Parabolic Continual Learning
Haoming Yang, Ali Hasan, Vahid Tarokh
TL;DR
The work addresses continual learning under evolving data by enforcing a parabolic PDE constraint on the expected loss profile $u(x,t)$ with a memory-buffer boundary. The proposed Parabolic Continual Learner (PCL) combines diffusion-driven interior dynamics $\partial_t u = \sigma \nabla^2 u + \ell_{f_\theta}(x)$ (with optional first-order drift) and a boundary condition $u|_{\mathcal{M}^{(\epsilon)}} = \ell_{f_\theta}$, enabling tractable bounds on forgetting and generalization via the Feynman-Kac representation for scalable computation. Empirically, PCL achieves competitive or superior final accuracy and robustness across online class-incremental benchmarks, corrupted labels, and imbalanced data, while offering favorable efficiency compared to some replay-based baselines. The framework provides a unified PDE-based perspective that links regularization and memory replay through boundary-driven loss evolution, with potential extensions to broader modalities and control-theoretic connections.
Abstract
Regularizing continual learning techniques is important for anticipating algorithmic behavior under new realizations of data.
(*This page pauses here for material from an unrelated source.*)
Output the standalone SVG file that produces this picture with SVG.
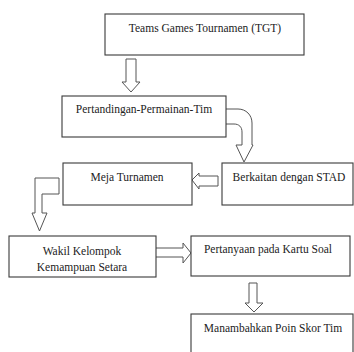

We introduce a new approach to continual learning by imposing the properties of a parabolic partial differential equation (PDE) to regularize the expected behavior of the loss over time. This class of parabolic PDEs has a number of favorable properties that allow us to analyze the error incurred through forgetting and the error induced through generalization. Specifically, we do this through imposing boundary conditions where the boundary is given by a memory buffer. By using the memory buffer as a boundary, we can enforce long term dependencies by bounding the expected error by the boundary loss. Finally, we illustrate the empirical performance of the method on a series of continual learning tasks.